• [Data in this exercise]:

########################################

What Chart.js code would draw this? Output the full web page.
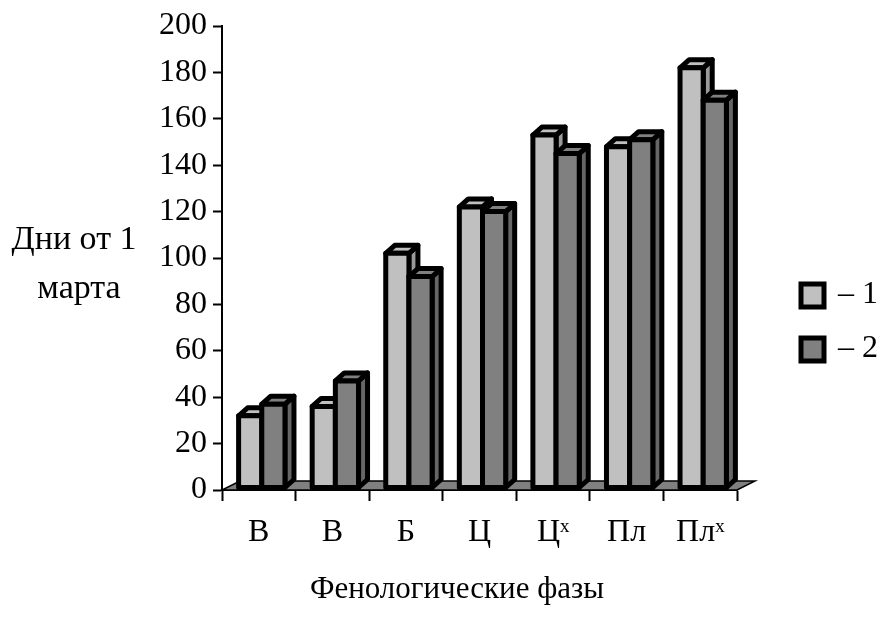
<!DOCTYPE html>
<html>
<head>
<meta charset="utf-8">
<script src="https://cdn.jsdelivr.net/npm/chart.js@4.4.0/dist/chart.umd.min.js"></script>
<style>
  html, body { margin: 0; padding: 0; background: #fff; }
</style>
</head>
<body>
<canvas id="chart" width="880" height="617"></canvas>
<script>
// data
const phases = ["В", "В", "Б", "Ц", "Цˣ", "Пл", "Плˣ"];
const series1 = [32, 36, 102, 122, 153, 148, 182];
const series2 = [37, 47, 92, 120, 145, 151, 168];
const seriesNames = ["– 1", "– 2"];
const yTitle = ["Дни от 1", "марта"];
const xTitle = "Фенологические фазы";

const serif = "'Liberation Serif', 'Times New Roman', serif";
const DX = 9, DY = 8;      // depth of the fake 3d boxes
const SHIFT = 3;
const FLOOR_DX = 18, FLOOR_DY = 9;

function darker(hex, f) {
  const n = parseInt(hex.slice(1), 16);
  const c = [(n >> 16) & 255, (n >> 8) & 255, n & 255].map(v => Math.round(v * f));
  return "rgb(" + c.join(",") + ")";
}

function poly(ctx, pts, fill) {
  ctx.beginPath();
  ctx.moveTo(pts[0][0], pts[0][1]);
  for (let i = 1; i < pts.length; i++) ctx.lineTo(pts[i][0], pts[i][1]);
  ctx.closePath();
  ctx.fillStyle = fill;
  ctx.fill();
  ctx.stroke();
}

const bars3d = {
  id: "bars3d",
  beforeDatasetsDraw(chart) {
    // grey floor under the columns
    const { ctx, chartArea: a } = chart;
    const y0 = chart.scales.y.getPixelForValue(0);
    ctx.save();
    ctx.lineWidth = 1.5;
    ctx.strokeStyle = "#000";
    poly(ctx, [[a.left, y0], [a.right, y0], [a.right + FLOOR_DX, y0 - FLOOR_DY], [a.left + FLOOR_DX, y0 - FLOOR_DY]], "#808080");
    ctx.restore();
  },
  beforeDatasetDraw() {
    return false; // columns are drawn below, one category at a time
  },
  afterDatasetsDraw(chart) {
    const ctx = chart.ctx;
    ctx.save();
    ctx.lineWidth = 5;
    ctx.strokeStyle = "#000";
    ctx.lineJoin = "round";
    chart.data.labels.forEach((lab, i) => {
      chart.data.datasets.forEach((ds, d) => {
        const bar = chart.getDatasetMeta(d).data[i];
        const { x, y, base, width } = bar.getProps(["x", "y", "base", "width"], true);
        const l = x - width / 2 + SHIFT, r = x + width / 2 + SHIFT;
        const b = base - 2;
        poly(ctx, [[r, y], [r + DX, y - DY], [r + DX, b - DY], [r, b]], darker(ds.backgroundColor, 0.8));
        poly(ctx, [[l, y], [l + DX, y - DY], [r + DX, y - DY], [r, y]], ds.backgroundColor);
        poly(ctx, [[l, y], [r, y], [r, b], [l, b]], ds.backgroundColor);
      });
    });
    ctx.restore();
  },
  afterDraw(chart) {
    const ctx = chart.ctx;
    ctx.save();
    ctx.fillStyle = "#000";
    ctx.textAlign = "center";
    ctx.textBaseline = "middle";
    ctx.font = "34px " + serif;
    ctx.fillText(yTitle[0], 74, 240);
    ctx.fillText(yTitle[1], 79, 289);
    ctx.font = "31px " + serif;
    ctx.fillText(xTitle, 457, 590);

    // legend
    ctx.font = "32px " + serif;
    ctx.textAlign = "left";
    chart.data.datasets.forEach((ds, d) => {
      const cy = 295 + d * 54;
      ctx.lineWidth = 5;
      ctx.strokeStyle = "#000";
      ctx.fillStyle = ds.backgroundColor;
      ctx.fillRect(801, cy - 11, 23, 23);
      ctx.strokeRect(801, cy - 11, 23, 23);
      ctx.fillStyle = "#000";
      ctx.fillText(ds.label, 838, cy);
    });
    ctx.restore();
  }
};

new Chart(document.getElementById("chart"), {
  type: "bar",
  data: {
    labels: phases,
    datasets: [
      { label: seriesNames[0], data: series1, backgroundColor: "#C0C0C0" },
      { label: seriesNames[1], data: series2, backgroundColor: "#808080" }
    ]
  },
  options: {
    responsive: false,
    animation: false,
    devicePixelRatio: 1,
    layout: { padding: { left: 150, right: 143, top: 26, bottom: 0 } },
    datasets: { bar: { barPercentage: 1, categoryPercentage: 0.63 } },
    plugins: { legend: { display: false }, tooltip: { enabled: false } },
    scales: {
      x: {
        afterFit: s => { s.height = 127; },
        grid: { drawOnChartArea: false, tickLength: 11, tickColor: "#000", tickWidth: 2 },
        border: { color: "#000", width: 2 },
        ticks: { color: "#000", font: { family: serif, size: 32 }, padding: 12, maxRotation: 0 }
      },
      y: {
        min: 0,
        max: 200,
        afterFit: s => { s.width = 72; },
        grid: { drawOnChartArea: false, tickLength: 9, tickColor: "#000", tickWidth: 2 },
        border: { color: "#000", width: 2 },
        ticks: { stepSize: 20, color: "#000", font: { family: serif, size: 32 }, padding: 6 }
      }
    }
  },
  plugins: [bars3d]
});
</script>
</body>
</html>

########################################

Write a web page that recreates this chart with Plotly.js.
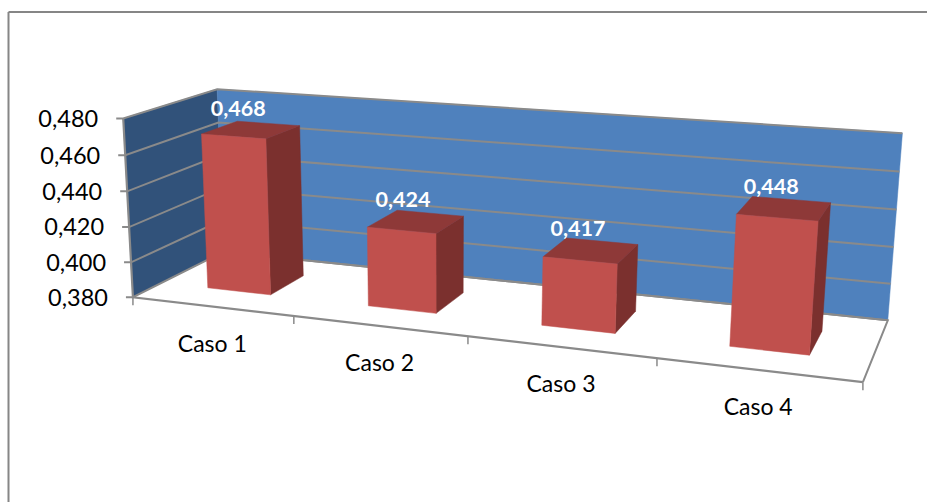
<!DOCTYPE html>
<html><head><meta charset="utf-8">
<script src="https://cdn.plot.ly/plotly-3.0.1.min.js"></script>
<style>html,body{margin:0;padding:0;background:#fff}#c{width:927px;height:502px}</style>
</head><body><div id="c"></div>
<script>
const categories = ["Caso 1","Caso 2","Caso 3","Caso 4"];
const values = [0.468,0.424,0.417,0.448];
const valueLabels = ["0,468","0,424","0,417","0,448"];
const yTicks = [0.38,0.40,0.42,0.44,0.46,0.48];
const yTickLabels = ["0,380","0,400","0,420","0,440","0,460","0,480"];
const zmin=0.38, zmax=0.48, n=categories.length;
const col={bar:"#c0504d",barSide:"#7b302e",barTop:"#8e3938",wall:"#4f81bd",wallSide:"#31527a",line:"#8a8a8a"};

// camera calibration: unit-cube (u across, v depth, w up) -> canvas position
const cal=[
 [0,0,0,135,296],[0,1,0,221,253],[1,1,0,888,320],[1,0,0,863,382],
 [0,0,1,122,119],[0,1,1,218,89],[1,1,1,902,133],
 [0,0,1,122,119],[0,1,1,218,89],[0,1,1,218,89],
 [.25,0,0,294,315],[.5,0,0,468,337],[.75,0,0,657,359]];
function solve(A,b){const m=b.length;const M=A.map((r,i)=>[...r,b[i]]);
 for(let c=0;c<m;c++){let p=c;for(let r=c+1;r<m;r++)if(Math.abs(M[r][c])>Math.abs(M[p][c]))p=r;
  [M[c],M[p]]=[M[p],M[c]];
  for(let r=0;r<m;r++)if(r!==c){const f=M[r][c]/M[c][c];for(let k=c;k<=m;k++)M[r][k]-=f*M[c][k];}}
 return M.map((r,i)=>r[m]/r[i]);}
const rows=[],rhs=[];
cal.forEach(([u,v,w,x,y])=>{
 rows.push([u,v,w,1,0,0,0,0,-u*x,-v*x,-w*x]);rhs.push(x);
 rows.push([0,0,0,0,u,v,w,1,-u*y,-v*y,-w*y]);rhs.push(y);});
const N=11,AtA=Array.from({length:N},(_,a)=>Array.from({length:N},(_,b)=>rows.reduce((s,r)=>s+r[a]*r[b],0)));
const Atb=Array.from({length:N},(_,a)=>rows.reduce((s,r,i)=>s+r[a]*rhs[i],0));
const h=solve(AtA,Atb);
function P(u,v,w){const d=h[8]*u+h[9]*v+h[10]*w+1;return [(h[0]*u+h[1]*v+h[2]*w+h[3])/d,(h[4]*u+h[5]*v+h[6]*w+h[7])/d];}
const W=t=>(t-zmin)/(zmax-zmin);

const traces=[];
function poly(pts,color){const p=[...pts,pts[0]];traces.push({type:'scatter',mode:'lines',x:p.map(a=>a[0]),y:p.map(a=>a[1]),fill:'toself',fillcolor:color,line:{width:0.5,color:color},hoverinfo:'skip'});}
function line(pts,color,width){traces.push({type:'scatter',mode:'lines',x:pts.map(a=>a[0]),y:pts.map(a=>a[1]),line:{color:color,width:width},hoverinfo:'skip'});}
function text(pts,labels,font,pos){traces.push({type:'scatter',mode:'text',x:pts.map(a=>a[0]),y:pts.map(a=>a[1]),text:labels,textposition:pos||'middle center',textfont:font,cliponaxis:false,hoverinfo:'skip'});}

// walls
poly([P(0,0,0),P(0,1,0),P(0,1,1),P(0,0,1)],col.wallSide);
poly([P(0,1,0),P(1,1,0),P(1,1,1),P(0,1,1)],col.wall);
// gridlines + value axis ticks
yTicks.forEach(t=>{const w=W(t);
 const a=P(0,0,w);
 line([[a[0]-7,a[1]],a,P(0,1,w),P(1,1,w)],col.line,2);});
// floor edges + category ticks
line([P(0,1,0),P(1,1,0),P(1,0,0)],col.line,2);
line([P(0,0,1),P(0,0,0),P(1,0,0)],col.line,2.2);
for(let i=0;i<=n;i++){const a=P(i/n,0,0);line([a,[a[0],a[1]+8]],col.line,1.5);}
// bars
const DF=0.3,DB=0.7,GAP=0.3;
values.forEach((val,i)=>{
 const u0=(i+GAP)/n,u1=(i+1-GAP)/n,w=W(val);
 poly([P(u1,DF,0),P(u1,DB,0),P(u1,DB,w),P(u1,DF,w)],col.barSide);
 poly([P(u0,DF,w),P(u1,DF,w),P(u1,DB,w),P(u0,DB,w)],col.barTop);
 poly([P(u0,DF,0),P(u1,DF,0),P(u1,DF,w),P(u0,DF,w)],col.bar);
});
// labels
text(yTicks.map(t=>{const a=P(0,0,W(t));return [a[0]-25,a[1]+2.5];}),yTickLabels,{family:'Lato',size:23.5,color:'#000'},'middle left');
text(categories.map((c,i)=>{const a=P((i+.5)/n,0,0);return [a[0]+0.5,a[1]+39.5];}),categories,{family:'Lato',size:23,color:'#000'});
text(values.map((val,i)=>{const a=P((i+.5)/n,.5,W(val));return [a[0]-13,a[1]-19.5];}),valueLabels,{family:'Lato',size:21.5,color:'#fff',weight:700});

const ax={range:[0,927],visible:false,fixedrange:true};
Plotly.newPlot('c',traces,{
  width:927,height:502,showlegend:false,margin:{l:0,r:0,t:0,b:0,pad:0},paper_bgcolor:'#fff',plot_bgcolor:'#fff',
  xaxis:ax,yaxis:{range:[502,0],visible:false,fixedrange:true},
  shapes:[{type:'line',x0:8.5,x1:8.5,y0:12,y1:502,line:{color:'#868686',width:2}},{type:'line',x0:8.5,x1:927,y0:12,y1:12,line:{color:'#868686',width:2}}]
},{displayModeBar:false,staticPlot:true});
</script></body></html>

########################################

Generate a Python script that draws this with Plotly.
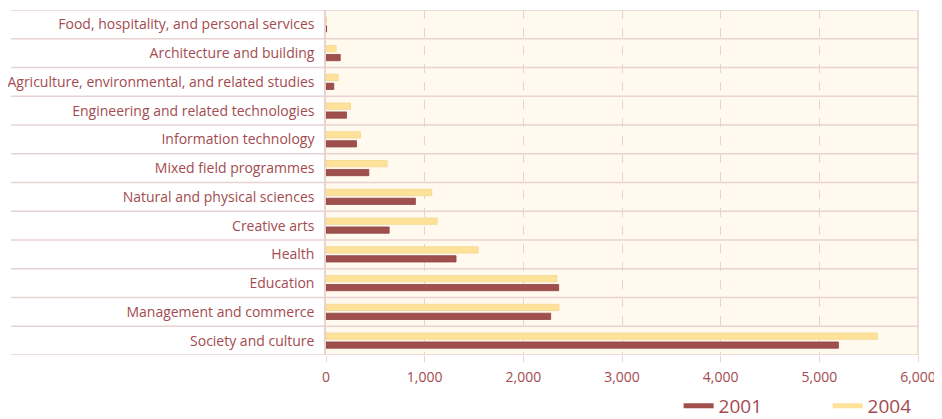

########################################

• [Exercise objective]: Scan the material above for the word "page". Copy each line where it occurs.

• [Full solution]:
What Chart.js code would draw this? Output the full web page.
Write a web page that recreates this chart with Plotly.js.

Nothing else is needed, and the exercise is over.